You can even perform it on words level, not the letters level.

Right, I have thought about both options, first to assign different number of bits to symbols depending on their frequency (from 4 to 6 or 7 bits, but I would need to make some measurements of efficiency on English texts first) and then to use dictionaries for each language.

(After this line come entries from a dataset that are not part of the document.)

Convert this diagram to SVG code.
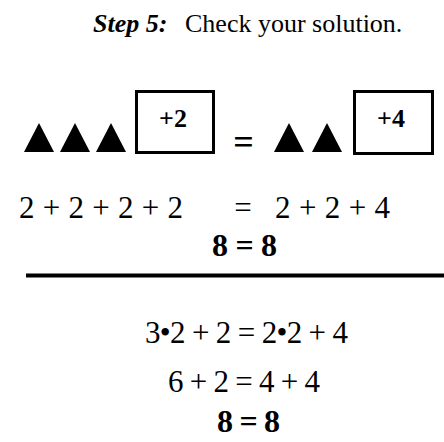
<svg xmlns="http://www.w3.org/2000/svg" width="444" height="442" viewBox="0 0 444 442">
<style>
.t{font-family:"Liberation Serif","Times New Roman",serif;fill:#000}
.b{font-weight:bold}
.tri{fill:#000}
.box{fill:#fff;stroke:#000;stroke-width:3}
</style>
<rect width="444" height="442" fill="#fff"/>
<g id="title">
<text class="t b" x="93" y="32" font-size="26" font-style="italic">Step 5:</text>
<text class="t" x="185" y="32" font-size="26">Check your solution.</text>
</g>
<g id="left-side">
<polygon class="tri" points="24,152 54,152 39,123"/>
<polygon class="tri" points="60,152 90,152 75,123"/>
<polygon class="tri" points="96,152 126,152 111,123"/>
<rect class="box" x="136.5" y="91.5" width="77" height="61"/>
<text class="t b" x="173" y="127" font-size="26" text-anchor="middle">+2</text>
</g>
<text class="t b" x="243.5" y="154" font-size="36" text-anchor="middle">=</text>
<g id="right-side">
<polygon class="tri" points="274,152 304,152 289,123"/>
<polygon class="tri" points="312,152 342,152 327,123"/>
<rect class="box" x="354.5" y="91.5" width="78" height="62"/>
<text class="t b" x="391" y="127" font-size="26" text-anchor="middle">+4</text>
</g>
<g id="check-1">
<text class="t" x="19" y="218" font-size="31" textLength="164" lengthAdjust="spacing">2 + 2 + 2 + 2</text>
<text class="t" x="243" y="218" font-size="31" text-anchor="middle">=</text>
<text class="t" x="275" y="218" font-size="31" textLength="115" lengthAdjust="spacing">2 + 2 + 4</text>
<text class="t b" x="212" y="256" font-size="32" textLength="65" lengthAdjust="spacing">8 = 8</text>
</g>
<line x1="26" y1="275.5" x2="444" y2="275.5" stroke="#000" stroke-width="4"/>
<g id="check-2">
<text class="t" x="145" y="343" font-size="31" textLength="203" lengthAdjust="spacing">3•2 + 2 = 2•2 + 4</text>
<text class="t" x="168" y="392" font-size="31" textLength="152" lengthAdjust="spacing">6 + 2 = 4 + 4</text>
<text class="t b" x="217" y="432" font-size="32" textLength="63" lengthAdjust="spacing">8 = 8</text>
</g>
</svg>
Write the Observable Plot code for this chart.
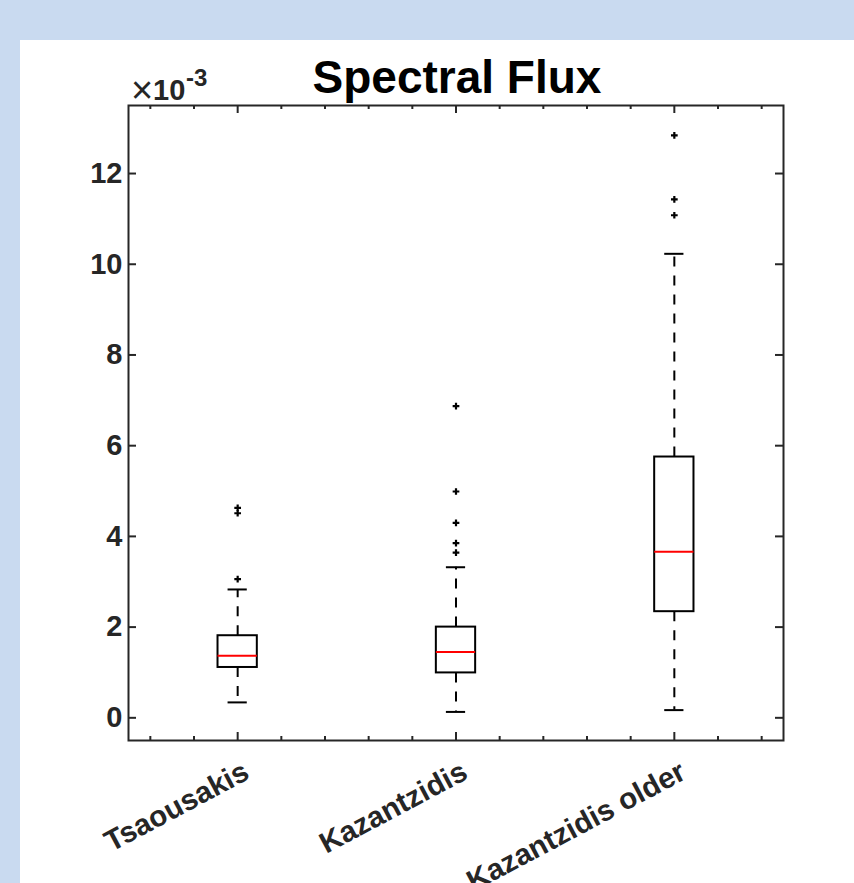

Like https://github.com/bitcoin/bips/blob/master/bip-0039/english.txt

For example, the first two bits of the "lexical token" will mean either:
a) the following 6 bits encode one of 64 most popular words;
b) the following 14 bits encode one of 16000+ of less popular ones;
c) the following is UTF-8 encoded chunk of length (in symbols, not bytes) 1..32 if the following bit is 0, or VARINT shifted by three bits encoded length if it's 1;
d) same for UTF-16LE, where length is the number of Unicode symbols.

The problem with this is that I want to provide it for at least half a dozen languages, and the project is likely to outgrow it's hobbyist nature :=)
Another argument in favour of 5-bit scheme is that it's very simple, can be easily translated into many programming languages if becomes popular.
For the "Morse telegraph" option I would need at least to create the frequency tables of letters in each language (or find them on the web).

P.S. In the original solution, codepage number can occupy more than 3 bits if it's in the end: the most popular ones will be numbered 0..7, in Little Endian, and any zeroes at the end can be dropped if do not fit into the "last byte".